Ha Ha! Hi Ali - Biscuit's developed some tear staining - didn't start until about a month ago so I think it's just teething and will pass. We're also getting burn patches on the lawn so the vinegar is recommended for both. It's also supposed to be good for their general health and coat, etc. For humans, it is good for our general health too so I'm hoping for lustrous locks to match my dog


----------



## Happyad (Oct 5, 2010)

Tear staining, simple way is to only provide filtered water. 
Honestly it works. 
Think of the staining around the taps and shower heads!
Yep it's the same for us and the dogs


----------



## M&M's mummy (Jul 12, 2011)

lola24 said:


> It depends on your vet, vaccine brand and area as to what vets suggest....
> 
> This is what we do as routine...
> 
> ...


Yes that is the regime I am now doing. ( except no KC) After first full booster - 2 yrs of PI and lepto and then full on 3rd,as was told PI and L they need to be done yearly. My vet uses Nobivac.

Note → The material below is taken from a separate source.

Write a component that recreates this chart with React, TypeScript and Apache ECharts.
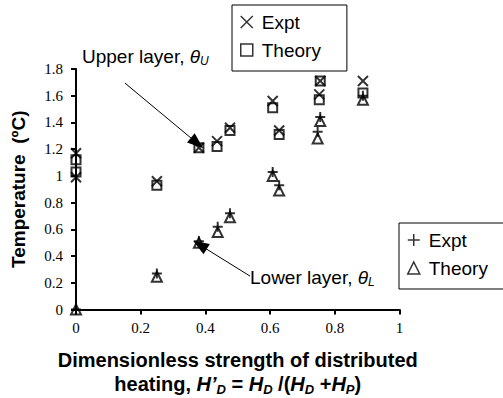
import React, { useEffect, useRef } from 'react';
import * as echarts from 'echarts';

// Upper layer (theta_U)
const xUpper = [0, 0, 0.25, 0.38, 0.436, 0.476, 0.608, 0.628, 0.752, 0.755, 0.887];
const upperExpt = [1.17, 0.99, 0.96, 1.21, 1.26, 1.36, 1.56, 1.34, 1.61, 1.71, 1.71];
const upperTheory = [1.12, 1.03, 0.93, 1.21, 1.22, 1.34, 1.51, 1.31, 1.57, 1.71, 1.62];

// Lower layer (theta_L)
const xLower = [0, 0.25, 0.38, 0.438, 0.476, 0.608, 0.628, 0.747, 0.755, 0.887];
const lowerExpt = [0, 0.27, 0.51, 0.62, 0.72, 1.03, 0.93, 1.33, 1.44, 1.6];
const lowerTheory = [0, 0.245, 0.5, 0.58, 0.69, 1.0, 0.89, 1.28, 1.41, 1.57];

// Annotation arrows (data coordinates: tail -> head)
const upperArrow = [[0.151, 1.695], [0.374, 1.246]];
const lowerArrow = [[0.538, 0.25], [0.383, 0.483]];

const CROSS = 'path://M0,0L10,10M10,0L0,10';
const PLUS = 'path://M5,0L5,10M0,5L10,5';
const SANS = 'Liberation Sans';
const SERIF = 'Liberation Serif';

const zip = (xs: number[], ys: number[]) => xs.map((x, i) => [x, ys[i]]);

export default function App() {
  const ref = useRef<HTMLDivElement>(null);
  useEffect(() => {
    if (!ref.current) return;
    const chart = echarts.init(ref.current, null, { renderer: 'svg' });
    const hollow = { color: 'transparent', borderColor: '#000', borderWidth: 2 };
    const legendItemStyle = { color: 'transparent', borderColor: '#000', borderWidth: 1.5 };
    const subRich = {
      n: { fontSize: 19, fontFamily: SANS, color: '#000', lineHeight: 21 },
      i: { fontSize: 19, fontFamily: SANS, fontStyle: 'italic', color: '#000', lineHeight: 21 },
      s: { fontSize: 12, fontFamily: SANS, fontStyle: 'italic', color: '#000', lineHeight: 12, verticalAlign: 'bottom' },
    };
    const arrowLine = (pts: number[][]) => ({
      silent: true,
      symbol: ['none', 'triangle'],
      symbolSize: [12, 16],
      label: { show: false },
      lineStyle: { color: '#000', width: 1, type: 'solid' },
      itemStyle: { color: '#000' },
      data: [[{ coord: pts[0] }, { coord: pts[1] }]],
    });
    const legendBase = {
      orient: 'vertical',
      selectedMode: false,
      backgroundColor: '#fff',
      borderColor: '#000',
      borderWidth: 1,
      padding: [7, 26, 11, 8],
      itemGap: 8,
      itemWidth: 12,
      itemHeight: 12,
      formatter: (name: string) => name.split(' ')[0],
      textStyle: { fontSize: 19, fontFamily: SANS, color: '#000', padding: [0, 0, 0, 4], lineHeight: 20 },
    };
    const option: any = {
      animation: false,
      backgroundColor: '#fff',
      grid: { left: 76, right: 103.5, top: 69, bottom: 88.5, containLabel: false, outerBoundsMode: 'none' },
      xAxis: {
        type: 'value',
        min: 0,
        max: 1,
        interval: 0.2,
        axisLine: { show: true, onZero: false, lineStyle: { color: '#000', width: 2 } },
        axisTick: { show: true, inside: false, length: 5, lineStyle: { color: '#000', width: 2 } },
        axisLabel: { color: '#000', fontSize: 15, fontFamily: SERIF, margin: 11 },
        splitLine: { show: false },
        name:
          '{b|Dimensionless strength of distributed}\n' +
          "{b|heating, }{bi|H’}{s|D}{b| = }{bi|H}{s|D}{b| /(}{bi|H}{s|D}{b| +}{bi|H}{s|P}{b|)}",
        nameLocation: 'middle',
        nameGap: 38,
        nameTextStyle: {
          align: 'center',
          rich: {
            b: { fontSize: 20, fontWeight: 'bold', fontFamily: SANS, color: '#000', lineHeight: 24 },
            bi: { fontSize: 20, fontWeight: 'bold', fontStyle: 'italic', fontFamily: SANS, color: '#000', lineHeight: 24 },
            s: { fontSize: 13, fontWeight: 'bold', fontStyle: 'italic', fontFamily: SANS, color: '#000', lineHeight: 13, verticalAlign: 'bottom' },
          },
        },
      },
      yAxis: {
        type: 'value',
        min: 0,
        max: 1.8,
        interval: 0.2,
        axisLine: { show: true, onZero: false, lineStyle: { color: '#000', width: 2 } },
        axisTick: { show: true, inside: false, length: 5, lineStyle: { color: '#000', width: 2 } },
        axisLabel: { color: '#000', fontSize: 15, fontFamily: SERIF, margin: 13 },
        splitLine: { show: false },
        name: 'Temperature  (ºC)',
        nameLocation: 'middle',
        nameRotate: 90,
        nameGap: 48,
        nameTextStyle: { fontSize: 19, fontWeight: 'bold', fontFamily: SANS, color: '#000' },
      },
      legend: [
        {
          ...legendBase,
          left: 232,
          top: 5,
          data: [
            { name: 'Expt U', icon: CROSS, itemStyle: legendItemStyle },
            { name: 'Theory U', icon: 'rect', itemStyle: legendItemStyle },
          ],
        },
        {
          ...legendBase,
          left: 399,
          top: 223,
          data: [
            { name: 'Expt L', icon: PLUS, itemStyle: legendItemStyle },
            { name: 'Theory L', icon: 'triangle', itemStyle: legendItemStyle },
          ],
        },
      ],
      graphic: [
        {
          type: 'text',
          left: 82,
          top: 47,
          style: { text: '{n|Upper layer, }{i|θ}{s|U}', rich: subRich },
        },
        {
          type: 'text',
          left: 250,
          top: 268,
          style: { text: '{n|Lower layer, }{i|θ}{s|L}', rich: subRich },
        },
      ],
      series: [
        {
          name: 'Expt U',
          type: 'scatter',
          symbol: CROSS,
          symbolSize: 10,
          itemStyle: hollow,
          data: zip(xUpper, upperExpt),
          markLine: arrowLine(upperArrow),
          clip: false,
        },
        {
          name: 'Theory U',
          type: 'scatter',
          symbol: 'rect',
          symbolSize: 9,
          itemStyle: hollow,
          data: zip(xUpper, upperTheory),
          clip: false,
        },
        {
          name: 'Expt L',
          type: 'scatter',
          symbol: PLUS,
          symbolSize: 10,
          itemStyle: hollow,
          data: zip(xLower, lowerExpt),
          markLine: arrowLine(lowerArrow),
          clip: false,
        },
        {
          name: 'Theory L',
          type: 'scatter',
          symbol: 'triangle',
          symbolSize: 10,
          itemStyle: hollow,
          data: zip(xLower, lowerTheory),
          clip: false,
        },
      ],
    };
    chart.setOption(option);
    return () => chart.dispose();
  }, []);
  return <div ref={ref} style={{ width: 503, height: 398, position: 'absolute', left: 0, top: 0 }} />;
}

Lepto is a consideration for certain areas especially rural.

Vets can titer test can't they Katie if the owner wishes to do that to check level of antibodies?


----------



## kendal (Jul 16, 2009)

for kennels, dog training class(agility, show, dance) pets as therapy, some groomers etc, booster need to be every year. 

the only thing with my work is we dont requier the kennle couch as it doesnt always make a difference. both dogs with and without the vacc can get it or not get it. 

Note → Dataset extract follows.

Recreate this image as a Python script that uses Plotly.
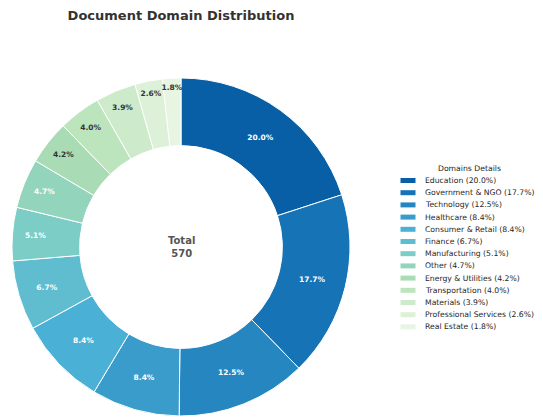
import plotly.graph_objects as go

# Data
domains = ['Education', 'Government & NGO', 'Technology', 'Healthcare',
           'Consumer & Retail', 'Finance', 'Manufacturing', 'Other',
           'Energy & Utilities', 'Transportation', 'Materials',
           'Professional Services', 'Real Estate']
counts = [114, 101, 71, 48, 48, 38, 29, 27, 24, 23, 22, 15, 10]
colors = ['#085fa6', '#1673b6', '#2586c0', '#3a9ccb', '#4bb0d5', '#5fbdcf',
          '#7bcdc5', '#93d4bd', '#a9dcb5', '#bde5bd', '#cdebca', '#dcf1d7',
          '#e7f5e2']
text_colors = ['white'] * 8 + ['#333333'] * 5

total = sum(counts)
pcts = [c / total * 100 for c in counts]
legend_names = [f'{d} ({p:.1f}%)' for d, p in zip(domains, pcts)]
slice_text = [f'{p:.1f}%' for p in pcts]

# page body has an 8px margin, so the figure is a bit smaller than the window
W, H, OFF = 535, 411, 8


def px(x):
    return (x - OFF) / W


def py(y):
    return 1 - (y - OFF) / H


fig = go.Figure(go.Pie(
    labels=domains,
    values=counts,
    text=slice_text,
    textinfo='text',
    textposition='inside',
    insidetextorientation='horizontal',
    textfont=dict(family='DejaVu Sans', size=7.5, color=text_colors, weight='bold'),
    marker=dict(colors=colors, line=dict(color='white', width=1)),
    hole=0.6,
    sort=False,
    direction='clockwise',
    rotation=0,
    showlegend=False,
    domain=dict(x=[px(12), px(350)], y=[py(416), py(78)]),
))

fig.add_annotation(text=f'<b>Total<br>{total}</b>', x=px(181), y=py(247), xref='paper', yref='paper',
                   showarrow=False, xanchor='center', yanchor='middle',
                   font=dict(family='DejaVu Sans', size=10, color='#555555'))

# legend drawn by hand so the rows can sit closer than plotly's minimum
fig.add_annotation(text='Domains Details', x=px(469), y=py(168), xref='paper', yref='paper',
                   showarrow=False, xanchor='center', yanchor='middle',
                   font=dict(family='DejaVu Sans', size=7.7, color='#222222'))
for i, (name, col) in enumerate(zip(legend_names, colors)):
    y = 180.5 + i * 12.2
    fig.add_shape(type='rect', xref='paper', yref='paper',
                  x0=px(400.5), x1=px(415.5), y0=py(y + 2.5), y1=py(y - 2.5),
                  fillcolor=col, line=dict(width=0))
    fig.add_annotation(text=name, x=px(422.5), y=py(y), xref='paper', yref='paper',
                       showarrow=False, xanchor='left', yanchor='middle',
                       font=dict(family='DejaVu Sans', size=7.7, color='#262626'))

fig.update_layout(
    width=W, height=H,
    margin=dict(l=0, r=0, t=0, b=0),
    paper_bgcolor='white',
    uniformtext=dict(minsize=7.5, mode='show'),
    title=dict(text='<b>Document Domain Distribution</b>', x=px(181), xanchor='center',
               y=py(15), yanchor='middle',
               font=dict(family='DejaVu Sans', size=13, color='#333333')),
)

fig.write_html('out.html')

only two of my girls havew have the KC vacc and i dont think i would ever get it again unless i had to. Incas breething has never been right since she got the vacc, if she gets too exited or eats too quick she gets a kinda hicup/stort which makes it dificlt for her to get her breath back. doesnt happen all the time but sometimes. 

as i go to training every week, and i work at a kennel where i somtimes take my girls, i need to have them up to date.


----------



## lola24 (Aug 14, 2011)

M&M's mummy said:


> Yes that is the regime I am now doing. ( except no KC) After first full booster - 2 yrs of PI and lepto and then full on 3rd,as was told PI and L they need to be done yearly. My vet uses Nobivac.
> 
> Lepto is a consideration for certain areas especially rural.
> 
> Vets can titer test can't they Katie if the owner wishes to do that to check level of antibodies?


Yes they can titre test, i'm not sure where that would leave you with kennels, training classes etc although a letter from a vet should help. Also, insurance companies would prob not cover for diseases which are usually vaccinated for if the dog has not been vaccinated annually.
Cost-wise, it is very similar to that of a booster and i have to say i don't know of any titre testing done in our practice (5 small animal surgeries), but that said, it is not something we advertise but will discuss if necessary.


----------